■ GIVEN REQUEST: From the entries below, print exactly the span beginning with the line holding "Generate a LaTeX" and ending with the line holding "minimum width=152pt] (outS)", endpoints included, and skip any pictures.

■ ENTRIES SUPPLIED:
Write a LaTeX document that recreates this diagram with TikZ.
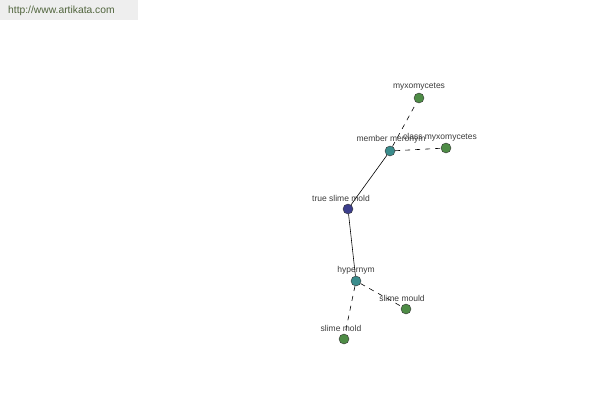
\documentclass[tikz,border=0pt]{standalone}
\usepackage{fontspec}
\setmainfont{Liberation Sans}
\definecolor{leafgreen}{RGB}{78,140,70}
\definecolor{tealnode}{RGB}{58,140,140}
\definecolor{navynode}{RGB}{60,62,140}
\definecolor{bannergray}{RGB}{238,238,238}
\definecolor{bannertext}{RGB}{80,100,60}
\definecolor{labelgray}{RGB}{60,60,60}
\begin{document}
\begin{tikzpicture}[x=1pt,y=-1pt,
  dot/.style={circle,draw=black!80,line width=0.4pt,minimum size=10pt,inner sep=0pt},
  lbl/.style={font=\fontsize{8.5}{9}\selectfont,text=labelgray,inner sep=0pt},
  rel/.style={line width=0.6pt},
  reldash/.style={line width=0.6pt,dashed,dash pattern=on 5pt off 5pt}]
\useasboundingbox (0,0) rectangle (600,400);
\fill[white] (0,0) rectangle (600,400);
\fill[bannergray] (0,0) rectangle (138,20);
\node[anchor=west,font=\fontsize{10.3}{12}\selectfont,text=bannertext,inner sep=0pt] (banner) at (8,11) {http://www.artikata.com};
% nodes
\node[dot,fill=leafgreen] (myxo) at (419,98) {};
\node[dot,fill=tealnode] (mem) at (390,151) {};
\node[dot,fill=leafgreen] (cls) at (446,148) {};
\node[dot,fill=navynode] (tsm) at (348,209) {};
\node[dot,fill=tealnode] (hyp) at (356,281) {};
\node[dot,fill=leafgreen] (smou) at (406,309) {};
\node[dot,fill=leafgreen] (smol) at (344,339) {};
% edges
\draw[rel] (tsm) -- (mem);
\draw[rel] (tsm) -- (hyp);
\draw[reldash] (mem) -- (myxo);
\draw[reldash] (mem) -- (cls);
\draw[reldash] (hyp) -- (smou);
\draw[reldash] (hyp) -- (smol);
% labels
\node[lbl] (lmyxo) at (419,87) {myxomycetes};
\node[lbl] (lmem) at (391,139) {member meronym};
\node[lbl] (lcls) at (440,137) {class myxomycetes};
\node[lbl] (ltsm) at (341,198) {true slime mold};
\node[lbl] (lhyp) at (356,270) {hypernym};
\node[lbl] (lsmou) at (402,298) {slime mould};
\node[lbl] (lsmol) at (341,328) {slime mold};
\end{tikzpicture}
\end{document}
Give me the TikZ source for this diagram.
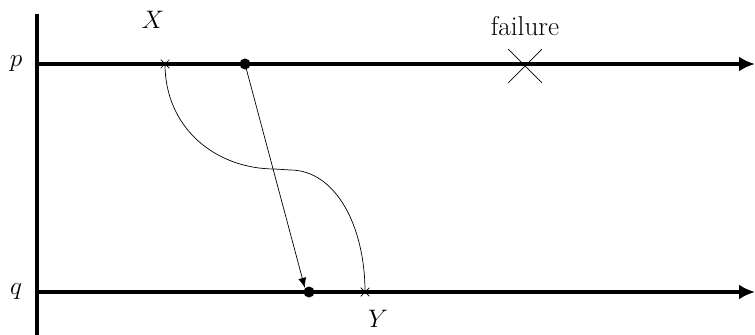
\documentclass[tikz,border=0pt]{standalone}
\usetikzlibrary{positioning,arrows.meta,shapes.misc}

\begin{document}
\begin{tikzpicture}[every node/.style={font=\fontsize{15.5}{18}\selectfont},
    proc/.style={line width=2pt,-{Latex[length=3.2mm,width=3mm]}},
    msg/.style={thin,-{Latex[length=2mm,width=1.6mm]}},
    evt/.style={circle,fill,inner sep=0pt,minimum size=2.2mm},
    ckpt/.style={cross out,draw,thin,inner sep=0pt,minimum size=1.6mm},
    crash/.style={cross out,draw,thin,inner sep=0pt,minimum size=6.6mm}]
    \useasboundingbox (0,0) rectangle (15.1,-6.7);
    % process axes
    \draw[line width=2pt] (0.74,-0.28) -- (0.74,-6.7);
    \coordinate (pend) at (15.1,-1.28);
    \coordinate (qend) at (15.1,-5.84);
    \node (p) at (0.32,-1.28) {$p$};
    \node (q) at (0.32,-5.84) {$q$};
    \draw[proc] (0.74,-1.28) -- (pend);
    \draw[proc] (0.74,-5.84) -- (qend);
    % events
    \node[ckpt] (xev) at (3.3,-1.28) {};
    \node[evt] (send) at (4.9,-1.28) {};
    \node[evt] (recv) at (6.18,-5.84) {};
    \node[ckpt] (yev) at (7.3,-5.84) {};
    \node[crash] (fail) at (10.5,-1.32) {};
    \node (xlab) at (3.06,-0.4) {$X$};
    \node (ylab) at (7.56,-6.38) {$Y$};
    \node (flab) at (10.5,-0.52) {failure};
    \coordinate (mida) at (5.5,-3.38);
    \coordinate (midb) at (5.8,-3.4);
    % message and dependency
    \draw[msg] (send.center) -- (recv.north west);
    \draw[thin] (xev.center) .. controls (3.3,-2.55) and (4.3,-3.38) .. (mida)
      -- (midb) .. controls (6.7,-3.4) and (7.3,-4.5) .. (yev.center);
\end{tikzpicture}
\end{document}
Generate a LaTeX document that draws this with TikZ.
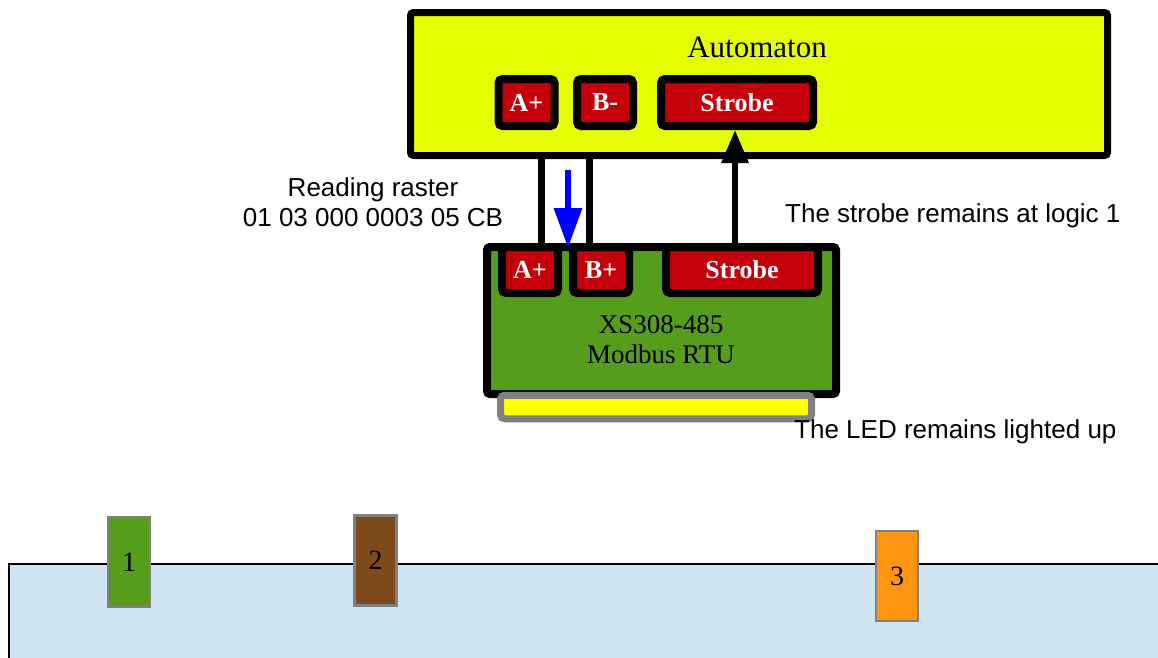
\documentclass[tikz,border=0pt]{standalone}
\usepackage{fontspec}
\setmainfont{Liberation Serif}
\setsansfont{Liberation Sans}
\usetikzlibrary{arrows.meta, positioning}
\definecolor{autolime}{HTML}{E6FF00}
\definecolor{pinred}{HTML}{C5000B}
\definecolor{boardgreen}{HTML}{579D1C}
\definecolor{ledyellow}{HTML}{FFFF00}
\definecolor{ledgray}{HTML}{808080}
\definecolor{poolblue}{HTML}{CFE5F3}
\definecolor{tagbrown}{HTML}{7E4A1C}
\definecolor{tagorange}{HTML}{FF950E}

\begin{document}
\begin{tikzpicture}[x=1pt, y=-1pt,
  unit/.style={
    rectangle, rounded corners=3pt, draw=black,
    line width=7pt, inner sep=0pt},
  pin/.style={
    rectangle, rounded corners=4pt, draw=black, fill=pinred,
    line width=8pt, inner sep=0pt, minimum width=56pt, minimum height=47pt,
    text=white, font=\fontsize{26}{30}\selectfont\bfseries},
  title/.style={inner sep=0pt, font=\fontsize{31}{37}\selectfont},
  note/.style={inner sep=0pt, align=center, font=\fontsize{26}{29.5}\selectfont\sffamily},
  tag/.style={
    rectangle, draw=ledgray, line width=2.5pt, inner sep=0pt,
    minimum width=42pt, minimum height=90pt, font=\fontsize{28}{32}\selectfont},
  wire/.style={line width=7pt, black},
  sig/.style={-{Triangle[length=33pt, width=26pt]}, line width=6pt, black},
  query/.style={-{Triangle[length=40pt, width=27pt]}, line width=6.5pt, blue},
]
  \useasboundingbox (0,0) rectangle (1158,657);

  % Tank
  \fill[poolblue] (8,564) rectangle (1162,662);
  \draw[line width=2.5pt] (9,662) |- (1162,564);

  \node[tag, fill=boardgreen] (tag1) at (129,562) {1};
  \node[tag, fill=tagbrown] (tag2) at (375.5,560.5) {2};
  \node[tag, fill=tagorange] (tag3) at (897,576) {3};

  % Automaton
  \node[unit, fill=autolime, minimum width=697pt, minimum height=143pt] (auto) at (759,84) {};
  \node[title] (autoname) at (757,47.5) {Automaton};
  \node[pin] (outA) at (526.5,102.5) {A+};
  \node[pin] (outB) at (605,102.5) {B-};
  \node[pin, minimum width=152pt] (outS) at (737,102.5) {Strobe};

  % Module
  \node[unit, fill=boardgreen, line width=8pt, minimum width=349pt, minimum height=147pt] (board) at (661.5,320.5) {};
  \node[title, align=center, font=\fontsize{27}{30}\selectfont] (boardname) at (661,340) {XS308-485\\Modbus RTU};
  \node[pin, minimum height=46pt] (inA) at (530,270) {A+};
  \node[pin, minimum height=46pt] (inB) at (601,270) {B+};
  \node[pin, minimum height=46pt, minimum width=152pt] (inS) at (742,270) {Strobe};
  \node[rectangle, rounded corners=4pt, draw=ledgray, fill=ledyellow, line width=7pt,
    inner sep=0pt, minimum width=311pt, minimum height=23.5pt] (led) at (656,407) {};

  % Bus wires
  \draw[wire] ([xshift=11pt]inA.north) -- ([xshift=11pt]inA.north |- auto.south);
  \draw[wire] ([xshift=-12pt]inB.north) -- ([xshift=-12pt]inB.north |- auto.south);

  % Request and strobe
  \coordinate (rq) at (568,170);
  \coordinate (rqend) at (568,248);
  \draw[query] (rq) -- (rqend);
  \draw[sig] ([xshift=-7pt]inS.north) -- ([xshift=-7pt]inS.north |- outS.south);

  % Notes
  \node[note] (raster) at (373,202) {Reading raster\\01 03 000 0003 05 CB};
  \node[note, anchor=base west] (strobenote) at (785,222) {The strobe remains at logic 1};
  \node[note, anchor=base west] (lednote) at (794,438) {The LED remains lighted up};
\end{tikzpicture}
\end{document}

■ RESPONSE FOR THIS EXERCISE:
Generate a LaTeX document that draws this with TikZ.
\documentclass[tikz,border=0pt]{standalone}
\usepackage{fontspec}
\setmainfont{Liberation Serif}
\setsansfont{Liberation Sans}
\usetikzlibrary{arrows.meta, positioning}
\definecolor{autolime}{HTML}{E6FF00}
\definecolor{pinred}{HTML}{C5000B}
\definecolor{boardgreen}{HTML}{579D1C}
\definecolor{ledyellow}{HTML}{FFFF00}
\definecolor{ledgray}{HTML}{808080}
\definecolor{poolblue}{HTML}{CFE5F3}
\definecolor{tagbrown}{HTML}{7E4A1C}
\definecolor{tagorange}{HTML}{FF950E}

\begin{document}
\begin{tikzpicture}[x=1pt, y=-1pt,
  unit/.style={
    rectangle, rounded corners=3pt, draw=black,
    line width=7pt, inner sep=0pt},
  pin/.style={
    rectangle, rounded corners=4pt, draw=black, fill=pinred,
    line width=8pt, inner sep=0pt, minimum width=56pt, minimum height=47pt,
    text=white, font=\fontsize{26}{30}\selectfont\bfseries},
  title/.style={inner sep=0pt, font=\fontsize{31}{37}\selectfont},
  note/.style={inner sep=0pt, align=center, font=\fontsize{26}{29.5}\selectfont\sffamily},
  tag/.style={
    rectangle, draw=ledgray, line width=2.5pt, inner sep=0pt,
    minimum width=42pt, minimum height=90pt, font=\fontsize{28}{32}\selectfont},
  wire/.style={line width=7pt, black},
  sig/.style={-{Triangle[length=33pt, width=26pt]}, line width=6pt, black},
  query/.style={-{Triangle[length=40pt, width=27pt]}, line width=6.5pt, blue},
]
  \useasboundingbox (0,0) rectangle (1158,657);

  % Tank
  \fill[poolblue] (8,564) rectangle (1162,662);
  \draw[line width=2.5pt] (9,662) |- (1162,564);

  \node[tag, fill=boardgreen] (tag1) at (129,562) {1};
  \node[tag, fill=tagbrown] (tag2) at (375.5,560.5) {2};
  \node[tag, fill=tagorange] (tag3) at (897,576) {3};

  % Automaton
  \node[unit, fill=autolime, minimum width=697pt, minimum height=143pt] (auto) at (759,84) {};
  \node[title] (autoname) at (757,47.5) {Automaton};
  \node[pin] (outA) at (526.5,102.5) {A+};
  \node[pin] (outB) at (605,102.5) {B-};
  \node[pin, minimum width=152pt] (outS) at (737,102.5) {Strobe};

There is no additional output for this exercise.